■ Exercise task:
Skipping all pictures, set down the lines of the listing from the first through the one with "822, 771, 713]".

======== Raw data

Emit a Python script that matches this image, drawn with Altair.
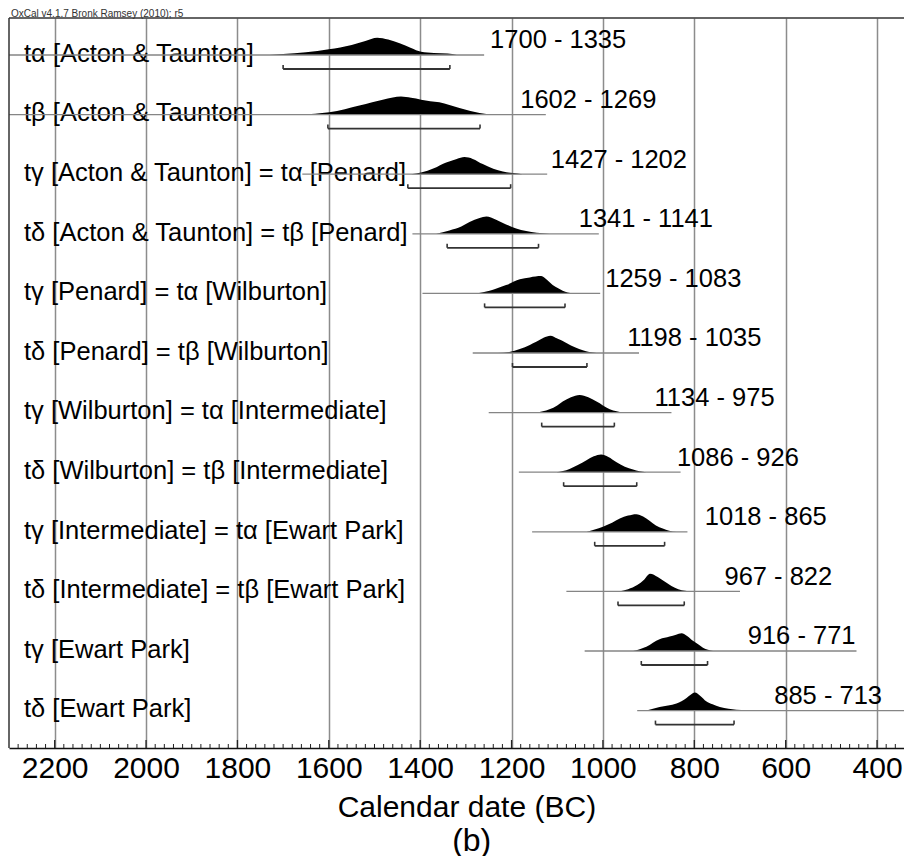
import altair as alt
import pandas as pd

# ---------------- data ----------------
header = "OxCal v4.1.7 Bronk Ramsey (2010); r5"
x_title = "Calendar date (BC)"
caption = "(b)"

labels = [
    "tα [Acton & Taunton]",
    "tβ [Acton & Taunton]",
    "tγ [Acton & Taunton] = tα [Penard]",
    "tδ [Acton & Taunton] = tβ [Penard]",
    "tγ [Penard] = tα [Wilburton]",
    "tδ [Penard] = tβ [Wilburton]",
    "tγ [Wilburton] = tα [Intermediate]",
    "tδ [Wilburton] = tβ [Intermediate]",
    "tγ [Intermediate] = tα [Ewart Park]",
    "tδ [Intermediate] = tβ [Ewart Park]",
    "tγ [Ewart Park]",
    "tδ [Ewart Park]",
]

range_from = [1700, 1602, 1427, 1341, 1259, 1198, 1134, 1086, 1018, 967, 916, 885]
range_to = [1335, 1269, 1202, 1141, 1083, 1035, 975, 926, 865, 822, 771, 713]

# extent of each distribution's thin baseline (years BC)
line_from = [2300, 2300, 1658, 1417, 1395, 1285, 1250, 1184, 1155, 1080, 1040, 925]
line_to = [1260, 1125, 1122, 1009, 1006, 921, 850, 830, 815, 700, 445, 300]

# posterior densities (relative height, 1 = tallest)
dens_years = [
    [1730, 1700, 1650, 1600, 1550, 1520, 1494, 1470, 1445, 1420, 1398, 1370, 1340, 1320],
    [1664, 1630, 1599, 1565, 1533, 1505, 1482, 1460, 1442, 1420, 1398, 1378, 1358, 1336, 1314, 1290, 1270, 1248],
    [1420, 1398, 1370, 1343, 1320, 1303, 1285, 1263, 1240, 1219, 1197, 1176],
    [1365, 1336, 1310, 1292, 1270, 1255, 1235, 1212, 1190, 1168, 1145, 1131, 1117],
    [1277, 1248, 1230, 1212, 1182, 1160, 1135, 1122, 1110, 1098, 1088, 1066],
    [1230, 1205, 1182, 1160, 1146, 1130, 1115, 1100, 1080, 1060, 1044, 1030, 1014],
    [1146, 1117, 1100, 1088, 1070, 1051, 1032, 1014, 1000, 985, 970, 956],
    [1102, 1073, 1055, 1036, 1020, 1004, 988, 971, 952, 934, 920, 905],
    [1036, 1000, 980, 963, 945, 927, 912, 898, 884, 869, 855, 839],
    [965, 945, 925, 910, 897, 880, 865, 850, 835, 820, 805],
    [934, 905, 876, 854, 840, 828, 815, 803, 790, 781, 770, 759],
    [905, 876, 839, 817, 808, 799, 786, 774, 760, 744, 725, 708, 664],
]
dens_rel = [
    [0, .06, .15, .32, .56, .78, .96, .86, .65, .39, .18, .11, .08, 0],
    [0, .05, .13, .30, .50, .68, .83, .95, 1.0, .93, .83, .74, .68, .53, .37, .20, .09, 0],
    [0, .09, .33, .65, .85, .95, .85, .56, .30, .15, .06, 0],
    [0, .18, .40, .65, .88, .96, .80, .52, .30, .15, .06, .03, 0],
    [0, .15, .30, .46, .78, .89, .96, .74, .46, .28, .15, 0],
    [0, .06, .22, .45, .62, .85, .96, .80, .56, .30, .15, .06, 0],
    [0, .18, .40, .61, .85, .98, .85, .61, .40, .18, .07, 0],
    [0, .18, .40, .67, .88, .98, .85, .57, .30, .15, .05, 0],
    [0, .28, .50, .74, .90, .98, .85, .61, .35, .18, .06, 0],
    [0, .12, .35, .65, .98, .80, .55, .30, .12, .04, 0],
    [0, .24, .65, .80, .90, .98, .82, .57, .35, .18, .07, 0],
    [0, .20, .39, .70, .88, 1.0, .80, .52, .35, .20, .10, .05, 0],
]

x_ticks = [2200, 2000, 1800, 1600, 1400, 1200, 1000, 800, 600, 400]

# ---------------- layout / style ----------------
FONT = "Liberation Sans"
W, H = 895, 730
ROW_PX = 59.6           # vertical distance between rows
FIRST_PX = 37.0         # first row baseline below the top of the plot
PX = 1.0 / ROW_PX
PEAK = 18 * PX          # tallest density height
LABEL_SHIFT_YEARS = 88  # range text starts this far after the range end

n = len(labels)
rows = pd.DataFrame({
    "row": list(range(n)),
    "label": labels,
    "range_from": range_from,
    "range_to": range_to,
    "line_from": line_from,
    "line_to": line_to,
})
rows["range_text"] = [f"{a} - {b}" for a, b in zip(range_from, range_to)]
rows["text_at"] = rows["range_to"] - LABEL_SHIFT_YEARS
rows["bracket_y"] = rows["row"] + 14 * PX
rows["tick_top"] = rows["row"] + 10 * PX

area_records = []
for i, (ys_, hs_) in enumerate(zip(dens_years, dens_rel)):
    for yr, h in zip(ys_, hs_):
        area_records.append({"row": i, "year": yr, "top": i - h * PEAK, "base": i})
area_df = pd.DataFrame(area_records)

ends_df = pd.concat([
    rows[["row", "tick_top", "bracket_y"]].assign(end=rows["range_from"]),
    rows[["row", "tick_top", "bracket_y"]].assign(end=rows["range_to"]),
])

minor_years = [y for y in range(2280, 340, -20) if y % 200 != 0]
ticks_minor = pd.DataFrame({"year": minor_years})
ticks_major = pd.DataFrame({"year": x_ticks})

xs = alt.Scale(domain=[341, 2300], reverse=True, nice=False, zero=False)
ys = alt.Scale(domain=[-FIRST_PX / ROW_PX, (H - FIRST_PX) / ROW_PX], reverse=True, nice=False, zero=False)

xaxis = alt.Axis(
    values=x_ticks, format="d", grid=True, gridColor="#8c8c8c", gridWidth=1.5,
    ticks=False, domain=True, domainColor="#111111", domainWidth=1.5,
    labelFont=FONT, labelFontSize=30, labelColor="#000000", labelPadding=5,
    labelFlush=False, labelOverlap=False,
    title=x_title, titleFont=FONT, titleFontSize=30, titleFontWeight="normal",
    titleColor="#000000", titleX=457.4, titleY=68, titleBaseline="alphabetic",
    titleAlign="center",
)

one = pd.DataFrame({"t": [header], "c": [caption]})

area = alt.Chart(area_df).mark_area(color="black", orient="vertical", interpolate="monotone").encode(
    x=alt.X("year:Q", scale=xs, axis=xaxis),
    y=alt.Y("top:Q", scale=ys, axis=None),
    y2="base:Q",
    detail="row:N",
)

base_lines = alt.Chart(rows).mark_rule(color="#858585", strokeWidth=1.3, clip=True).encode(
    x=alt.X("line_from:Q", scale=xs, axis=xaxis),
    x2="line_to:Q",
    y=alt.Y("row:Q", scale=ys, axis=None),
)

label_text = alt.Chart(rows).mark_text(
    align="left", baseline="alphabetic", dy=6.7, font=FONT, fontSize=25.5, color="#000000"
).encode(
    x=alt.value(15),
    y=alt.Y("row:Q", scale=ys, axis=None),
    text="label:N",
)

range_text = alt.Chart(rows).mark_text(
    align="left", baseline="alphabetic", dy=-6.7, font=FONT, fontSize=25.5, color="#000000"
).encode(
    x=alt.X("text_at:Q", scale=xs, axis=xaxis),
    y=alt.Y("row:Q", scale=ys, axis=None),
    text="range_text:N",
)

brackets = alt.Chart(rows).mark_rule(color="#333333", strokeWidth=1.8).encode(
    x=alt.X("range_from:Q", scale=xs, axis=xaxis),
    x2="range_to:Q",
    y=alt.Y("bracket_y:Q", scale=ys, axis=None),
)

bracket_ends = alt.Chart(ends_df).mark_rule(color="#333333", strokeWidth=1.6).encode(
    x=alt.X("end:Q", scale=xs, axis=xaxis),
    y=alt.Y("tick_top:Q", scale=ys, axis=None),
    y2="bracket_y:Q",
)

minor = alt.Chart(ticks_minor).mark_rule(color="#222222", strokeWidth=1).encode(
    x=alt.X("year:Q", scale=xs, axis=xaxis),
    y=alt.value(H - 4), y2=alt.value(H),
)
major = alt.Chart(ticks_major).mark_rule(color="#222222", strokeWidth=1.3).encode(
    x=alt.X("year:Q", scale=xs, axis=xaxis),
    y=alt.value(H - 8), y2=alt.value(H),
)

left_border = alt.Chart(one).mark_rule(color="#333333", strokeWidth=1.5).encode(
    x=alt.value(0), y=alt.value(0), y2=alt.value(H)
)
top_border = alt.Chart(one).mark_rule(color="#333333", strokeWidth=1.5).encode(
    x=alt.value(0), x2=alt.value(W), y=alt.value(0)
)

head = alt.Chart(one).mark_text(
    align="left", baseline="alphabetic", font=FONT, fontSize=10, color="#333333"
).encode(x=alt.value(2), y=alt.value(-1), text="t:N")

cap = alt.Chart(one).mark_text(
    align="center", baseline="alphabetic", font=FONT, fontSize=32, color="#000000"
).encode(x=alt.value(462.7), y=alt.value(832.5), text="c:N")

chart = alt.layer(
    area, label_text, base_lines, brackets, bracket_ends, range_text,
    minor, major, left_border, top_border, head, cap,
).properties(
    width=W, height=H,
    autosize=alt.AutoSizeParams(type="none"),
    padding={"left": 1, "top": 10, "right": 0, "bottom": 108},
).configure_view(stroke=None)

chart.save("out.html", embed_options={"renderer": "svg", "actions": False})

================

■ Solution:
Emit a Python script that matches this image, drawn with Altair.
import altair as alt
import pandas as pd

# ---------------- data ----------------
header = "OxCal v4.1.7 Bronk Ramsey (2010); r5"
x_title = "Calendar date (BC)"
caption = "(b)"

labels = [
    "tα [Acton & Taunton]",
    "tβ [Acton & Taunton]",
    "tγ [Acton & Taunton] = tα [Penard]",
    "tδ [Acton & Taunton] = tβ [Penard]",
    "tγ [Penard] = tα [Wilburton]",
    "tδ [Penard] = tβ [Wilburton]",
    "tγ [Wilburton] = tα [Intermediate]",
    "tδ [Wilburton] = tβ [Intermediate]",
    "tγ [Intermediate] = tα [Ewart Park]",
    "tδ [Intermediate] = tβ [Ewart Park]",
    "tγ [Ewart Park]",
    "tδ [Ewart Park]",
]

range_from = [1700, 1602, 1427, 1341, 1259, 1198, 1134, 1086, 1018, 967, 916, 885]
range_to = [1335, 1269, 1202, 1141, 1083, 1035, 975, 926, 865, 822, 771, 713]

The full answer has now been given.